(A) Speech Modulation Power Spectrum. Left: Average MPS of
452 sentences spoken by a single female talker. The MPS describes speech as a
weighted sum of spectrotemporal ripples containing energy at a unique
combination of temporal (Hz; abscissa) and spectral (cycles/kHz; ordinate)
modulation rate. Modulation energy (dB, arb. ref; color scale) clusters into two
discrete regions: a high-spectral-modulation-rate region corresponding to finely
spaced harmonics of the fundamental (a “pitch region”) and a
low-spectral-modulation-rate region corresponding to coarsely spaced resonant
frequencies of the vocal tract (a “formant region”). The black
contour line indicates the modulations accounting for 80% of the total
modulation power. A spectrogram of an example spectrotemporal ripple (2 Hz, 4
cyc/kHz) is shown beneath. Right: Coefficient of variation across the 452
sentences (sd/mean), expressed as a percentage (color scale).
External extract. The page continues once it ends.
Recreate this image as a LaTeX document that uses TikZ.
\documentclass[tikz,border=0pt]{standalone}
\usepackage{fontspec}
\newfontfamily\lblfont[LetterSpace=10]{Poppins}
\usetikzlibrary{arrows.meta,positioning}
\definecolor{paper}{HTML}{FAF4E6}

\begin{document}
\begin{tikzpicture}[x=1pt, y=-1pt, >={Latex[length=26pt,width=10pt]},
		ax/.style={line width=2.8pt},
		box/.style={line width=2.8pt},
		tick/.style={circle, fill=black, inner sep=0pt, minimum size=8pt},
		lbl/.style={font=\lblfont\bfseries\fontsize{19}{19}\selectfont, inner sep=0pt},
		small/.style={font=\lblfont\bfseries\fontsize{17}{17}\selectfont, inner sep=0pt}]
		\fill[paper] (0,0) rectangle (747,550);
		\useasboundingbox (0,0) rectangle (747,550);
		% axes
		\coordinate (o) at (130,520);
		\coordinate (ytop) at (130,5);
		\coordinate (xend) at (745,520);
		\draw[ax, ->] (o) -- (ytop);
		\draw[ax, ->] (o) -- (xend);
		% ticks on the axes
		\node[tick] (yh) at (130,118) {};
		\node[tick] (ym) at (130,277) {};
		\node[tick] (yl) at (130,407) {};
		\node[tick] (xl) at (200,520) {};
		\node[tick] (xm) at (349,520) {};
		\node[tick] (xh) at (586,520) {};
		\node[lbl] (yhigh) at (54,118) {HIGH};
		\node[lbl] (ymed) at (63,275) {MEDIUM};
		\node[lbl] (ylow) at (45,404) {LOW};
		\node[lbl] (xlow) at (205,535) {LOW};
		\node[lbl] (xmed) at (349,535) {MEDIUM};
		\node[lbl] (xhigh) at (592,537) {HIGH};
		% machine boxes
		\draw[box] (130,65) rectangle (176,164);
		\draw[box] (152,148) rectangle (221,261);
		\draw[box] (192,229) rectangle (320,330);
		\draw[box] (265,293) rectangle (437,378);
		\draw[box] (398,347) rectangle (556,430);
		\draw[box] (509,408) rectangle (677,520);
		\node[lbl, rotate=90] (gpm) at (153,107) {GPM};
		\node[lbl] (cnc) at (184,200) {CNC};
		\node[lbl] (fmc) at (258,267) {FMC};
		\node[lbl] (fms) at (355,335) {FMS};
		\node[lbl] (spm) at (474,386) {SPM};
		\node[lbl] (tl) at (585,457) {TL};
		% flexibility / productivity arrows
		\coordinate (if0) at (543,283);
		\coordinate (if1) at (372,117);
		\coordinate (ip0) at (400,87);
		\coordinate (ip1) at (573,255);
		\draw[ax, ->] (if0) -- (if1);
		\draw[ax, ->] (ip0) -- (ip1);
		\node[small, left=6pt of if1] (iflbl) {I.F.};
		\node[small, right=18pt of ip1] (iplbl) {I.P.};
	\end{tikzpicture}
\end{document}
Plotted on the
same axes as the MPS. There is relatively little variation across utterances
(maximum CV ~7%). (B) Bubbles Procedure. Bubbles (middle) are
applied to an image of a face (left) and the MPS of an individual sentence
(right). In either case, bubbles reduce the information in the stimulus.
Different random bubble patterns are applied across trials of an experiment. For
auditory bubbles, we in practice use a binary masker with bubbles that are
larger than those shown in the example.